Humanities Update – Global Issues Lead To Real World Learning

The past seven weeks of School has presented challenges, but also many opportunities for the students in Humanities subjects. Students in Unit 3 subjects (Year 12 and Year 11 students) adapted very well to the remote learning environment, making use of the technology to collaboratively work with one another to enhance their learning. Their teachers used a variety of technological platforms and programs, but also initiative and diligence to ensure that learning and assessment continued seamlessly for those students, often making use of the contemporary circumstances to augment areas of learning in the online classrooms.

The real world is at the core of all Humanities subjects and the way in which people, groups and society respond to events, and change the basic focus of all studies. Consequently, it is of no surprise that with many subjects, the current Covid-19 pandemic and responses have been used to enhance understanding in a broad range of subject areas. Mrs Peele’s Year 9 Enterprise and Entrepreneurship students have been developing business models that promoted services and products that operated within the changed market of isolated consumers.
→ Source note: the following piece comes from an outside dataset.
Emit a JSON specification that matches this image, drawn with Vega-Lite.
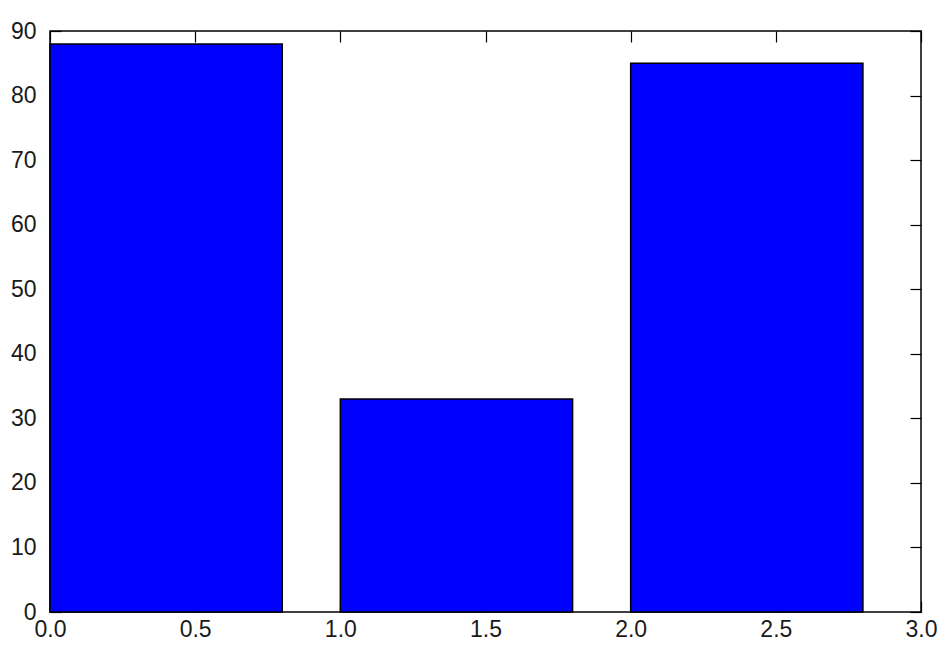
{
  "$schema": "https://vega.github.io/schema/vega-lite/v6.json",
  "autosize": "none",
  "width": 871,
  "height": 581,
  "padding": {"left": 50, "top": 31, "right": 27, "bottom": 54},
  "background": "white",
  "config": {
    "view": {"stroke": "black", "strokeWidth": 1.5},
    "axis": {
      "grid": false,
      "domain": false,
      "tickColor": "black",
      "tickWidth": 1.2,
      "tickSize": -11,
      "labelFont": "Liberation Sans",
      "labelFontSize": 23,
      "labelColor": "#1a1a1a",
      "title": null
    }
  },
  "data": {
    "values": [
      {"x0": 0, "x1": 0.8, "value": 88},
      {"x0": 1, "x1": 1.8, "value": 33},
      {"x0": 2, "x1": 2.8, "value": 85}
    ]
  },
  "layer": [
    {
      "mark": {"type": "bar", "fill": "#0000ff", "stroke": "black", "strokeWidth": 1.5, "orient": "vertical"},
      "encoding": {
        "x": {"field": "x0", "type": "quantitative",
              "scale": {"domain": [0, 3], "nice": false, "zero": false, "padding": 0},
              "axis": {"orient": "bottom", "values": [0, 0.5, 1, 1.5, 2, 2.5, 3], "format": ".1f", "labelPadding": 17, "labelFlush": false}},
        "x2": {"field": "x1"},
        "y": {"field": "value", "type": "quantitative",
              "scale": {"domain": [0, 90], "nice": false, "padding": 0},
              "axis": {"orient": "left", "values": [0, 10, 20, 30, 40, 50, 60, 70, 80, 90], "labelPadding": 25, "labelFlush": false}},
        "y2": {"datum": 0}
      }
    },
    {
      "mark": {"type": "bar", "opacity": 0, "orient": "vertical"},
      "encoding": {
        "x": {"field": "x0", "type": "quantitative",
              "axis": {"orient": "top", "values": [0, 0.5, 1, 1.5, 2, 2.5, 3], "labels": false}},
        "x2": {"field": "x1"},
        "y": {"field": "value", "type": "quantitative",
              "axis": {"orient": "right", "values": [0, 10, 20, 30, 40, 50, 60, 70, 80, 90], "labels": false}},
        "y2": {"datum": 0}
      }
    }
  ],
  "resolve": {"axis": {"x": "independent", "y": "independent"}}
}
In many other Humanities subjects, teachers redesigned courses and learning to encourage students to pursue learning independently and cooperatively with their peers. The Year 7 History students collaborated on Teams and worked independently on a range of self-selected tasks, such as composing music for gladiators, building models of Mount Vesuvius or creating instructional videos on Roman Numerals in their studies of Ancient Rome. Year 8 Geography students researched specific topics relating to Uluru (since they were unable to actually travel there) and taught their peers about this through carefully prepared presentations, allowing students to develop and write essays about the challenges facing Uluru. Ms Neale was able to support students across the Year 8 classes to make use of a number of innovative communication platforms to learn individually and together.
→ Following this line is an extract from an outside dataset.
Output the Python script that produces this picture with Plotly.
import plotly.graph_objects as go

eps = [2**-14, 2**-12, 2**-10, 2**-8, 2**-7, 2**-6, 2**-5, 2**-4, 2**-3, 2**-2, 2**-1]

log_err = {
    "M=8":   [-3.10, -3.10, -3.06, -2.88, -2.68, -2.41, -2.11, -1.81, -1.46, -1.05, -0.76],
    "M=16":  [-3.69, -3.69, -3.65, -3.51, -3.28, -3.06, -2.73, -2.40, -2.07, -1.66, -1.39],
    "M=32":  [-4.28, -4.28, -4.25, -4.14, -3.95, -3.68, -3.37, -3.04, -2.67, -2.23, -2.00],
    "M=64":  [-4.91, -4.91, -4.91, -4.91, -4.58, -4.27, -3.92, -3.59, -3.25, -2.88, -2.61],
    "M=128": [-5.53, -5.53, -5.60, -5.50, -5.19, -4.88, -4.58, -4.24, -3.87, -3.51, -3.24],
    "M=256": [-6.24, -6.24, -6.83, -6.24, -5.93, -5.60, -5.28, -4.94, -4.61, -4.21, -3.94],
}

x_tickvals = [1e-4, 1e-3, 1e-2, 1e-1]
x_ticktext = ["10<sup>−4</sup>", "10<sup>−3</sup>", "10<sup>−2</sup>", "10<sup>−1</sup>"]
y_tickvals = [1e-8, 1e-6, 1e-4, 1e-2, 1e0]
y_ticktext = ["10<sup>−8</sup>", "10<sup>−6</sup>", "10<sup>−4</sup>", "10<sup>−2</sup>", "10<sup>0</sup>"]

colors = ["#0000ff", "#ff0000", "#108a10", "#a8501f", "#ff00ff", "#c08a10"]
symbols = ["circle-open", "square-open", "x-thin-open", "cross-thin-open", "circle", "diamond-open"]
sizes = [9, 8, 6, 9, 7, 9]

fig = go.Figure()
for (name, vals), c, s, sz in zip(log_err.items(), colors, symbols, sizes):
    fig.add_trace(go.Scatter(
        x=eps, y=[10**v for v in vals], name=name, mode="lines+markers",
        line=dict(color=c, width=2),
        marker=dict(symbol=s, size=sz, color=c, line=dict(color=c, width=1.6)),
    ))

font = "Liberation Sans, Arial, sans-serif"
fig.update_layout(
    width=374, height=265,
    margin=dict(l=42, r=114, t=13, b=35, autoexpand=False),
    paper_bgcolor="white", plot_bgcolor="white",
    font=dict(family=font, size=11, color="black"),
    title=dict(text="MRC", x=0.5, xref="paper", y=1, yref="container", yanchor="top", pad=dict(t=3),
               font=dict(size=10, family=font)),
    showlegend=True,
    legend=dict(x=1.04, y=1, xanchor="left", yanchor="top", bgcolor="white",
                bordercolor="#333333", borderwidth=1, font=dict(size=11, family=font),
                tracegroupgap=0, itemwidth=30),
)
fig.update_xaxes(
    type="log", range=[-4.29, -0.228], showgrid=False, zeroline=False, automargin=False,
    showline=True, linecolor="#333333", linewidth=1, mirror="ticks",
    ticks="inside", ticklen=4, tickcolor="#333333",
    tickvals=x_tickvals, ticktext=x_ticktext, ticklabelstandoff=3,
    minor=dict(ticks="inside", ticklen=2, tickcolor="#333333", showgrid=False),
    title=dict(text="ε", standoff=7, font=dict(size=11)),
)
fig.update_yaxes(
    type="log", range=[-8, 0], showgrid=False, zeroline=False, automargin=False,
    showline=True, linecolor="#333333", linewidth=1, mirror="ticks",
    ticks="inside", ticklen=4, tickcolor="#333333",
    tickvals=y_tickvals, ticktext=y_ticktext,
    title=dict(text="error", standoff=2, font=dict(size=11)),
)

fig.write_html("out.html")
Some parents may have noticed that their daughters in Year 9 were conducting fieldwork in their wardrobes or inspecting labels on clothing, as the Year 9 Geography students worked on a ‘Rana Plaza’ assessment task. This task asked them to analyse the social, economic and environmental impacts of the ‘fast fashion’ industry and consider their role in the supply chain.
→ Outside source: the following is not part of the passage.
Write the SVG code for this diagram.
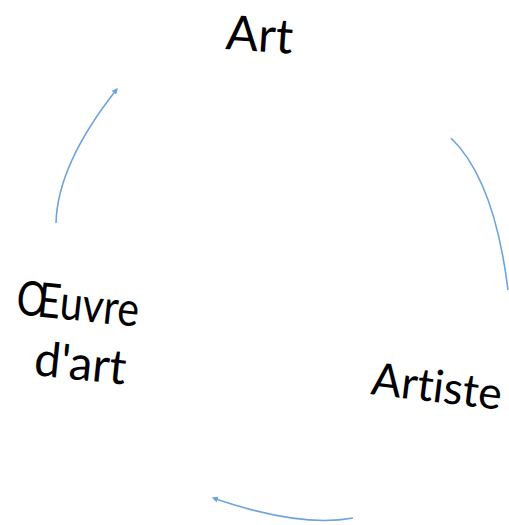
<svg xmlns="http://www.w3.org/2000/svg" width="509" height="525" viewBox="0 0 509 525">
<style>
.lbl{font-family:Lato,"Open Sans","Noto Sans",sans-serif;font-size:48px;fill:#000;font-variant-ligatures:none}
.arc{fill:none;stroke:#6ea3dc;stroke-width:1.6}
</style>
<defs>
<marker id="ah" viewBox="0 0 10 10" refX="8" refY="5" markerWidth="6" markerHeight="6" orient="auto" markerUnits="userSpaceOnUse">
<path d="M0,0 L10,5 L0,10 z" fill="#6ea3dc"/>
</marker>
</defs>
<rect width="509" height="525" fill="#fff"/>
<g id="connectors">
<path class="arc" d="M56,223 Q57.5,164 117,89" marker-end="url(#ah)"/>
<path class="arc" d="M451,138 Q494.5,180 508,290"/>
<path class="arc" d="M353,518 Q300,528 213,498" marker-end="url(#ah)"/>
</g>
<g id="node-art">
<text class="lbl" x="225" y="49" textLength="67" lengthAdjust="spacingAndGlyphs" transform="rotate(4 225 49)">Art</text>
</g>
<g id="node-artiste">
<text class="lbl" x="370" y="394" style="font-size:45px" textLength="131" lengthAdjust="spacingAndGlyphs" transform="rotate(7 370 394)">Artiste</text>
</g>
<g id="node-oeuvre">
<text class="lbl" x="15" y="314" textLength="123" lengthAdjust="spacingAndGlyphs" transform="rotate(6 15 314)">Œuvre</text>
<text class="lbl" x="33" y="375" textLength="92" lengthAdjust="spacingAndGlyphs" transform="rotate(6 33 375)">d'art</text>
</g>
</svg>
The Year 10 students in core and elective Humanities subjects had opportunities to use the remote learning environment to undertake more individualised research in subject areas, but also apply their learning to the real world, such as the Year 10 Globalisation students’ study of the political factors of Covid-19 in different countries. Year 10 Geography students were looking to the future of risk management, applying their knowledge of bushfire risk factors to predict where Victoria’s next destructive bushfire might occur.

The nature of the past weeks of remote learning have in many ways amplified the core business of all the Humanities subjects: encouraging students to critically understand, apply and evaluate the many historical, social, cultural geographical, political and economic factors that contribute to past, present and emerging issues in the real world.